SHORT TASK
Copy, character for character, the lines running from the one with "Reproduce this chart with matplotlib." to the one with "return c * (1 + f)", ends included. Leave out every other line.

[begin EXERCISE MATERIALS]

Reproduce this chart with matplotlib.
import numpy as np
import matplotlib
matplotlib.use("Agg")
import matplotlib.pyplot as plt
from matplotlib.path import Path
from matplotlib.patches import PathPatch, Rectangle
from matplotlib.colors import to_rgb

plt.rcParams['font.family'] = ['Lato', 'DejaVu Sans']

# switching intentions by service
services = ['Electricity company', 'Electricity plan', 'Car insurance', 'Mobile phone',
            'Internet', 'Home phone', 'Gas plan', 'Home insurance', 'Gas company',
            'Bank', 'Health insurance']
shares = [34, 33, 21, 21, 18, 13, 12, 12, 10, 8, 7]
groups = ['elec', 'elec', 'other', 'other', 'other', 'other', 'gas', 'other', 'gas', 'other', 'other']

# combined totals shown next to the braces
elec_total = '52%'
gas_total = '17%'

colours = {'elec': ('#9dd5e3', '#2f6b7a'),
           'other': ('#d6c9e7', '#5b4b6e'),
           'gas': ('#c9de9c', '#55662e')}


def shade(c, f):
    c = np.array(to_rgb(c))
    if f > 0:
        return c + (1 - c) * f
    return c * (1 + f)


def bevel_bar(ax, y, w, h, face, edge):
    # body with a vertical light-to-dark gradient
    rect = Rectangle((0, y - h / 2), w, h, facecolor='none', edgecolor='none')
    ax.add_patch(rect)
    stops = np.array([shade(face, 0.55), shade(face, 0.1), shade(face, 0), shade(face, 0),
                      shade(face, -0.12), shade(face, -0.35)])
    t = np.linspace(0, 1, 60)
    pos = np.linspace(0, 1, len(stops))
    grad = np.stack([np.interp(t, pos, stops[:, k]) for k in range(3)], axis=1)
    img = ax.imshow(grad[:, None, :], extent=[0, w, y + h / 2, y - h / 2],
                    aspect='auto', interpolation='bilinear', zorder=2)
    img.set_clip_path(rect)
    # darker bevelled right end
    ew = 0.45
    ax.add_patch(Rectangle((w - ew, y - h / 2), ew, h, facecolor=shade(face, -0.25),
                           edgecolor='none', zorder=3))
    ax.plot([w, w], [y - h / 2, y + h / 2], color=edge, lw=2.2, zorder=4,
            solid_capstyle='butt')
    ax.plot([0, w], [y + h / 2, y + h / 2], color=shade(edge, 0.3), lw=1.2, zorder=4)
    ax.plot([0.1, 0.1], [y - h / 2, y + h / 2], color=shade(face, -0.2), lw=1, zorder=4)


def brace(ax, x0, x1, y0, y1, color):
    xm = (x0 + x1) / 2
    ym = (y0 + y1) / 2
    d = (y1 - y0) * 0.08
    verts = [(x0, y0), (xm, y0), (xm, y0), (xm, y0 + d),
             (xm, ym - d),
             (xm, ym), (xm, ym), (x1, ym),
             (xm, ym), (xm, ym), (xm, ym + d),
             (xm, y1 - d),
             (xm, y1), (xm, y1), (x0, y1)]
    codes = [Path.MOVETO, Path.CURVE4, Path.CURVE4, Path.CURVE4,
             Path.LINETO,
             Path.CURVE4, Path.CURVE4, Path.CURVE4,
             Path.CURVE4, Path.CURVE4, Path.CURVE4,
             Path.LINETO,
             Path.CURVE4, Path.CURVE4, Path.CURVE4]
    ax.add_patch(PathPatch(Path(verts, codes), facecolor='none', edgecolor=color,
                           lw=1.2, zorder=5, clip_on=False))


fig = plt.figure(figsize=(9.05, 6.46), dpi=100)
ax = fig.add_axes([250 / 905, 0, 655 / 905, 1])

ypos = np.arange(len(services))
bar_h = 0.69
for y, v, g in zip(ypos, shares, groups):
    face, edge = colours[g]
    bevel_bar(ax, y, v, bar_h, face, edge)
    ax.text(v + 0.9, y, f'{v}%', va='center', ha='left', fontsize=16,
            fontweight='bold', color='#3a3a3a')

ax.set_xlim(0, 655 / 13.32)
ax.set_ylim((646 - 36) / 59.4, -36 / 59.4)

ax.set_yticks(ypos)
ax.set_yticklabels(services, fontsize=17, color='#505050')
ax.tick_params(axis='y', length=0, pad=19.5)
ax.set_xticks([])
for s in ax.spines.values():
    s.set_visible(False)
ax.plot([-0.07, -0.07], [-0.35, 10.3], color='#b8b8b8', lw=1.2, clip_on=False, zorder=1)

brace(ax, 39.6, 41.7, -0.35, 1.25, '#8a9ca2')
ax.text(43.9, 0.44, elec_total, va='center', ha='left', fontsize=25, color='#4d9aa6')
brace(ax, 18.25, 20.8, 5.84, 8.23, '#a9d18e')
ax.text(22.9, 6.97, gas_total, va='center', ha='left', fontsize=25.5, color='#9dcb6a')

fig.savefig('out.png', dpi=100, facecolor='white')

[end EXERCISE MATERIALS]
[begin EXERCISE MATERIALS]

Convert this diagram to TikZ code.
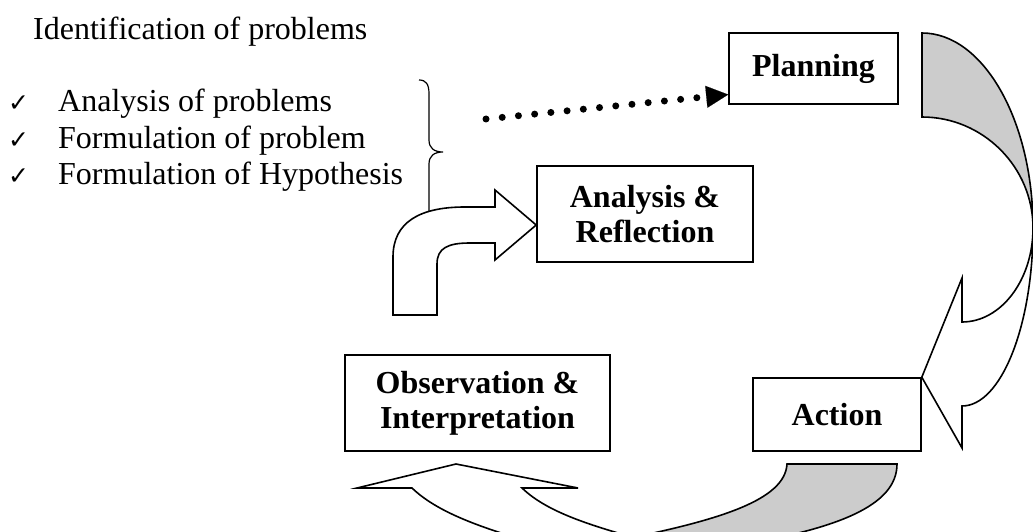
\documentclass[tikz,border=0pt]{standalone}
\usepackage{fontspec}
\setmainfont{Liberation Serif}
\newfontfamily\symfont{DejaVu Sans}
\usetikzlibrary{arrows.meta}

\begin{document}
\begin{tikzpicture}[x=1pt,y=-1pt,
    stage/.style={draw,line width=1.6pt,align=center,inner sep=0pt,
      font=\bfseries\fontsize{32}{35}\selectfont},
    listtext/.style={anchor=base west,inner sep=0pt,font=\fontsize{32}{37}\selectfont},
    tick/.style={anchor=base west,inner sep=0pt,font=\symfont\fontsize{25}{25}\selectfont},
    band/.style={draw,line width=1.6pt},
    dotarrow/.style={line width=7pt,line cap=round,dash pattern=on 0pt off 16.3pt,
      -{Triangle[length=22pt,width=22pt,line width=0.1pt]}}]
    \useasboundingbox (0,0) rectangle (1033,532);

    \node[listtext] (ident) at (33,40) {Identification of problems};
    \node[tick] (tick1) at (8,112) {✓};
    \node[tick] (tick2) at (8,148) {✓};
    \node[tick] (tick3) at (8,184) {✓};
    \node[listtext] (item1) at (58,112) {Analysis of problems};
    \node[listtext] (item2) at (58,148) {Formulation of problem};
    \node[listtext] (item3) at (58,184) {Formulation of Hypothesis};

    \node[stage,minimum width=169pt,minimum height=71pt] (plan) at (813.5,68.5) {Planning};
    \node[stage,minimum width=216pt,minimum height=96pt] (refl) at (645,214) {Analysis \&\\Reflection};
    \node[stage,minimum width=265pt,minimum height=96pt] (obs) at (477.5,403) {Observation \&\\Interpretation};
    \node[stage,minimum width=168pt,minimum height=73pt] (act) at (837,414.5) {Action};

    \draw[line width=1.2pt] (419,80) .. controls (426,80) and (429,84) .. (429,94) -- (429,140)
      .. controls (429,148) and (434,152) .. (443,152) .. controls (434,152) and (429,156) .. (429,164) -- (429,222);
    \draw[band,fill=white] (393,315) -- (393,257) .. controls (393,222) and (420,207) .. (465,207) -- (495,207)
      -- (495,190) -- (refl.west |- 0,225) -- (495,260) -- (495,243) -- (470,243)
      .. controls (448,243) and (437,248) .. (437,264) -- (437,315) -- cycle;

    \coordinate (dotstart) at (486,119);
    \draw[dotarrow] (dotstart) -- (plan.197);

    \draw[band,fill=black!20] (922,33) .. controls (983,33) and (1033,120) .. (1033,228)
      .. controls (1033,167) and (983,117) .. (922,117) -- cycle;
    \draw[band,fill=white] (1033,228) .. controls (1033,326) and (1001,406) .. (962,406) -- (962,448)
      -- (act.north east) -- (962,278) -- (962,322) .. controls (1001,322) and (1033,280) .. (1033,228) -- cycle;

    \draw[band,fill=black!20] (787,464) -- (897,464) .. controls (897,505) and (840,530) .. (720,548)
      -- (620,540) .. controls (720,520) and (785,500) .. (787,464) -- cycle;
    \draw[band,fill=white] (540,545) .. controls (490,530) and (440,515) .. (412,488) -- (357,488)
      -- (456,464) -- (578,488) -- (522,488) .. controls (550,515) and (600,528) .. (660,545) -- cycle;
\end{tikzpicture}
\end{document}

[end EXERCISE MATERIALS]
[begin EXERCISE MATERIALS]

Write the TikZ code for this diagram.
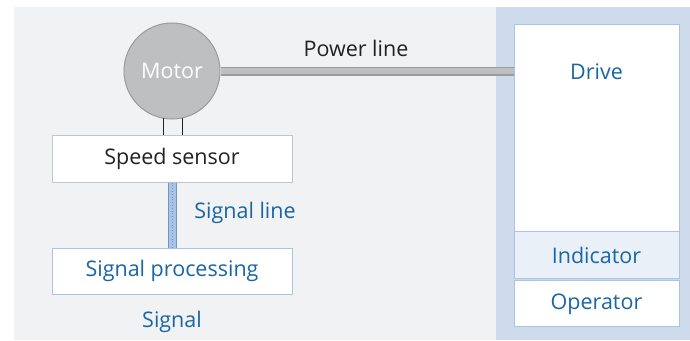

[end EXERCISE MATERIALS]

RESPONSE TO THIS TASK
Reproduce this chart with matplotlib.
import numpy as np
import matplotlib
matplotlib.use("Agg")
import matplotlib.pyplot as plt
from matplotlib.path import Path
from matplotlib.patches import PathPatch, Rectangle
from matplotlib.colors import to_rgb

plt.rcParams['font.family'] = ['Lato', 'DejaVu Sans']

# switching intentions by service
services = ['Electricity company', 'Electricity plan', 'Car insurance', 'Mobile phone',
            'Internet', 'Home phone', 'Gas plan', 'Home insurance', 'Gas company',
            'Bank', 'Health insurance']
shares = [34, 33, 21, 21, 18, 13, 12, 12, 10, 8, 7]
groups = ['elec', 'elec', 'other', 'other', 'other', 'other', 'gas', 'other', 'gas', 'other', 'other']

# combined totals shown next to the braces
elec_total = '52%'
gas_total = '17%'

colours = {'elec': ('#9dd5e3', '#2f6b7a'),
           'other': ('#d6c9e7', '#5b4b6e'),
           'gas': ('#c9de9c', '#55662e')}


def shade(c, f):
    c = np.array(to_rgb(c))
    if f > 0:
        return c + (1 - c) * f
    return c * (1 + f)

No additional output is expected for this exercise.